======== Data excerpt ========
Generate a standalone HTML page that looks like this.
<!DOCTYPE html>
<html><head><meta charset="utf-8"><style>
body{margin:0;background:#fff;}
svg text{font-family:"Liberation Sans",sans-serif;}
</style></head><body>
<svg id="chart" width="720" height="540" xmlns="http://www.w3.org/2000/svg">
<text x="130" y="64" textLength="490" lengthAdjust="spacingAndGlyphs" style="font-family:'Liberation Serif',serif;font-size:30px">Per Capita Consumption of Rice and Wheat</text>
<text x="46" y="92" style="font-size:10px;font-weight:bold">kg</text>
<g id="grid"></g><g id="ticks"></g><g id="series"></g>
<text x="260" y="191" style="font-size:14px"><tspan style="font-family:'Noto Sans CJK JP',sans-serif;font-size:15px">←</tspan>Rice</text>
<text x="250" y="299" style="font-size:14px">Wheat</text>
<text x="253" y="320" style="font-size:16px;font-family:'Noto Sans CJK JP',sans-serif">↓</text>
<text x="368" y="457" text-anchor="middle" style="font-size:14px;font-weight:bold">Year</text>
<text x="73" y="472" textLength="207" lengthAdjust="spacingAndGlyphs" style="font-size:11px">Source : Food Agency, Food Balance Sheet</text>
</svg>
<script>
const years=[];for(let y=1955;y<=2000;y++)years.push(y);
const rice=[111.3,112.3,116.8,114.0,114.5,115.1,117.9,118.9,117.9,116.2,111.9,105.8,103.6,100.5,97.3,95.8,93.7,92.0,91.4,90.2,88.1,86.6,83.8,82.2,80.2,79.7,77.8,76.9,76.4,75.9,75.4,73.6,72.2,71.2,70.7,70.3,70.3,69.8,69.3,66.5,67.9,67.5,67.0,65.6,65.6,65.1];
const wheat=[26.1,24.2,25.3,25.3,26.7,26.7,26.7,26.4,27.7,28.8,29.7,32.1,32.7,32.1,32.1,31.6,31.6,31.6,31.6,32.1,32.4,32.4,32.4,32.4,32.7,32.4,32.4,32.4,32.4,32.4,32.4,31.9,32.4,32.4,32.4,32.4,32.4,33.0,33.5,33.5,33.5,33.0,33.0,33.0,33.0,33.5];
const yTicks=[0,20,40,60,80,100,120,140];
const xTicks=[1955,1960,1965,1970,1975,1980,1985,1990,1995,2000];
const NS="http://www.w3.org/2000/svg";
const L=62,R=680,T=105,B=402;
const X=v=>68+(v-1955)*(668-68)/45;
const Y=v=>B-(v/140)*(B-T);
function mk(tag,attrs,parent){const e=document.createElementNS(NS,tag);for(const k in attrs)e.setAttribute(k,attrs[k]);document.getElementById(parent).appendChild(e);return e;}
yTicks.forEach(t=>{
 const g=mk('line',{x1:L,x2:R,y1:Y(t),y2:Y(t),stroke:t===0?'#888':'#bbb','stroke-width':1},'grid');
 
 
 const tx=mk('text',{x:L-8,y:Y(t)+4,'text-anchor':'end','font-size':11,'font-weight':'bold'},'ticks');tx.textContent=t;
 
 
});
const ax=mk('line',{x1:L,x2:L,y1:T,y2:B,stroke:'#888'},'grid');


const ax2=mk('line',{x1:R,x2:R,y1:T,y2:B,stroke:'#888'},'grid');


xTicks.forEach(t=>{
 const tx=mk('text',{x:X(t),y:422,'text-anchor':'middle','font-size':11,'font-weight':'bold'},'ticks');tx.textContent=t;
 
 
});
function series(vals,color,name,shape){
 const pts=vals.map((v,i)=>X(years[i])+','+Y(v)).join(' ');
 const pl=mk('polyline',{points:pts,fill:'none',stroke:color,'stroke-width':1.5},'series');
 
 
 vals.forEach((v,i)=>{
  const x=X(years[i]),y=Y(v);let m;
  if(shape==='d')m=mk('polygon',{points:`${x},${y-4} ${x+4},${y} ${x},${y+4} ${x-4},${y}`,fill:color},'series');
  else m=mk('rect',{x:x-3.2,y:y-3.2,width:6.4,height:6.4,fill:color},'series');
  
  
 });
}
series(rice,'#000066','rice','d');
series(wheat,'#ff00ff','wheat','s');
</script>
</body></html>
========
Problem:
Print the whole listing again, exactly.

Written answer:
Generate a standalone HTML page that looks like this.
<!DOCTYPE html>
<html><head><meta charset="utf-8"><style>
body{margin:0;background:#fff;}
svg text{font-family:"Liberation Sans",sans-serif;}
</style></head><body>
<svg id="chart" width="720" height="540" xmlns="http://www.w3.org/2000/svg">
<text x="130" y="64" textLength="490" lengthAdjust="spacingAndGlyphs" style="font-family:'Liberation Serif',serif;font-size:30px">Per Capita Consumption of Rice and Wheat</text>
<text x="46" y="92" style="font-size:10px;font-weight:bold">kg</text>
<g id="grid"></g><g id="ticks"></g><g id="series"></g>
<text x="260" y="191" style="font-size:14px"><tspan style="font-family:'Noto Sans CJK JP',sans-serif;font-size:15px">←</tspan>Rice</text>
<text x="250" y="299" style="font-size:14px">Wheat</text>
<text x="253" y="320" style="font-size:16px;font-family:'Noto Sans CJK JP',sans-serif">↓</text>
<text x="368" y="457" text-anchor="middle" style="font-size:14px;font-weight:bold">Year</text>
<text x="73" y="472" textLength="207" lengthAdjust="spacingAndGlyphs" style="font-size:11px">Source : Food Agency, Food Balance Sheet</text>
</svg>
<script>
const years=[];for(let y=1955;y<=2000;y++)years.push(y);
const rice=[111.3,112.3,116.8,114.0,114.5,115.1,117.9,118.9,117.9,116.2,111.9,105.8,103.6,100.5,97.3,95.8,93.7,92.0,91.4,90.2,88.1,86.6,83.8,82.2,80.2,79.7,77.8,76.9,76.4,75.9,75.4,73.6,72.2,71.2,70.7,70.3,70.3,69.8,69.3,66.5,67.9,67.5,67.0,65.6,65.6,65.1];
const wheat=[26.1,24.2,25.3,25.3,26.7,26.7,26.7,26.4,27.7,28.8,29.7,32.1,32.7,32.1,32.1,31.6,31.6,31.6,31.6,32.1,32.4,32.4,32.4,32.4,32.7,32.4,32.4,32.4,32.4,32.4,32.4,31.9,32.4,32.4,32.4,32.4,32.4,33.0,33.5,33.5,33.5,33.0,33.0,33.0,33.0,33.5];
const yTicks=[0,20,40,60,80,100,120,140];
const xTicks=[1955,1960,1965,1970,1975,1980,1985,1990,1995,2000];
const NS="http://www.w3.org/2000/svg";
const L=62,R=680,T=105,B=402;
const X=v=>68+(v-1955)*(668-68)/45;
const Y=v=>B-(v/140)*(B-T);
function mk(tag,attrs,parent){const e=document.createElementNS(NS,tag);for(const k in attrs)e.setAttribute(k,attrs[k]);document.getElementById(parent).appendChild(e);return e;}
yTicks.forEach(t=>{
 const g=mk('line',{x1:L,x2:R,y1:Y(t),y2:Y(t),stroke:t===0?'#888':'#bbb','stroke-width':1},'grid');
 
 
 const tx=mk('text',{x:L-8,y:Y(t)+4,'text-anchor':'end','font-size':11,'font-weight':'bold'},'ticks');tx.textContent=t;
 
 
});
const ax=mk('line',{x1:L,x2:L,y1:T,y2:B,stroke:'#888'},'grid');


const ax2=mk('line',{x1:R,x2:R,y1:T,y2:B,stroke:'#888'},'grid');


xTicks.forEach(t=>{
 const tx=mk('text',{x:X(t),y:422,'text-anchor':'middle','font-size':11,'font-weight':'bold'},'ticks');tx.textContent=t;
 
 
});
function series(vals,color,name,shape){
 const pts=vals.map((v,i)=>X(years[i])+','+Y(v)).join(' ');
 const pl=mk('polyline',{points:pts,fill:'none',stroke:color,'stroke-width':1.5},'series');
 
 
 vals.forEach((v,i)=>{
  const x=X(years[i]),y=Y(v);let m;
  if(shape==='d')m=mk('polygon',{points:`${x},${y-4} ${x+4},${y} ${x},${y+4} ${x-4},${y}`,fill:color},'series');
  else m=mk('rect',{x:x-3.2,y:y-3.2,width:6.4,height:6.4,fill:color},'series');
  
  
 });
}
series(rice,'#000066','rice','d');
series(wheat,'#ff00ff','wheat','s');
</script>
</body></html>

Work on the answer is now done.